In general, when fabricating patterned-mirror, or ridge-guide, VCSELs, a first mirror stack is epitaxially deposited on the surface of a substrate, followed by an active region and then a second mirror stack. The second, or upper, mirror stack is etched to form a mesa (ridge) which essentially defines a waveguide in which the lasing occurs. The major problem in this fabrication scheme is that etching the second mirror stack is a very complicated and critical step. Much care must be used not to inadvertently etch into the active region and, thereby, reduce the reliability of the device. In many fabrication processes this etch step is controlled only by timing and careful control of the etch rate. Also, this process causes difficulties with control of the patterned mirror height and uniformity across the wafer (generally thousands of VCSELs are formed on a single wafer).

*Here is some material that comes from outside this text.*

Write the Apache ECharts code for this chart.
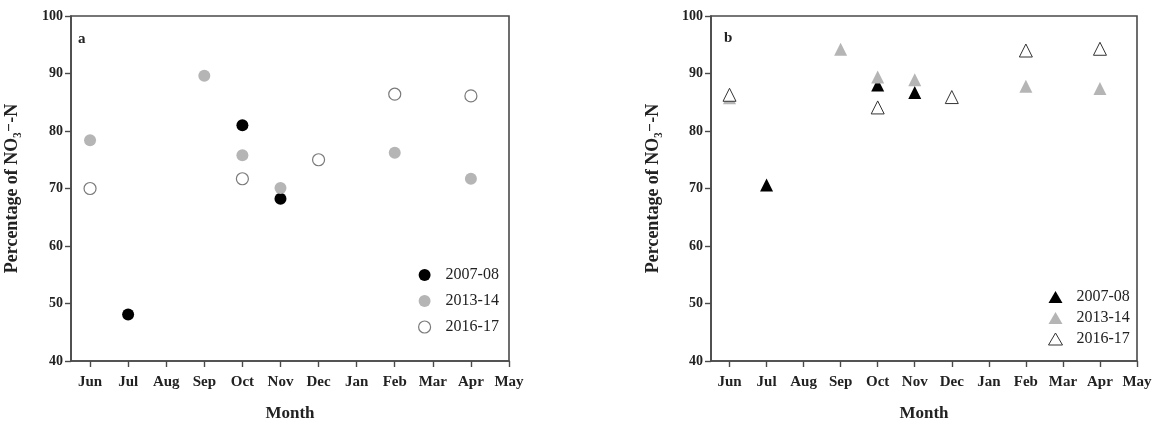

In a U.S. Pat. No. 5,293,392, entitled "Top Emitting VCSEL with Etch Stop Layer", issued Mar. 8, 1994 an etch stop layer is grown in the second, or upper, mirror stack and utilized to automatically stop the etch at a desired level. While the etch stop method utilizes the excellent control achieved in MOVPE growth to define the patterned mirror height, the growth of a layer of dissimilar material (the etch stop layer) is required which can significantly complicate the fabrication process.
Accordingly, it is desirable to provide a fabrication method which solves the above described problems.
It is a purpose of the present invention to provide a new and improved method of fabricating patterned-mirror VCSELs.
It is another purpose of the present invention to provide a new and improved method of fabricating patterned-mirror VCSELs wherein complicated etching steps are not required.
It is still another purpose of the present invention to provide a new and improved method of fabricating patterned-mirror VCSELs utilizing selective growth techniques.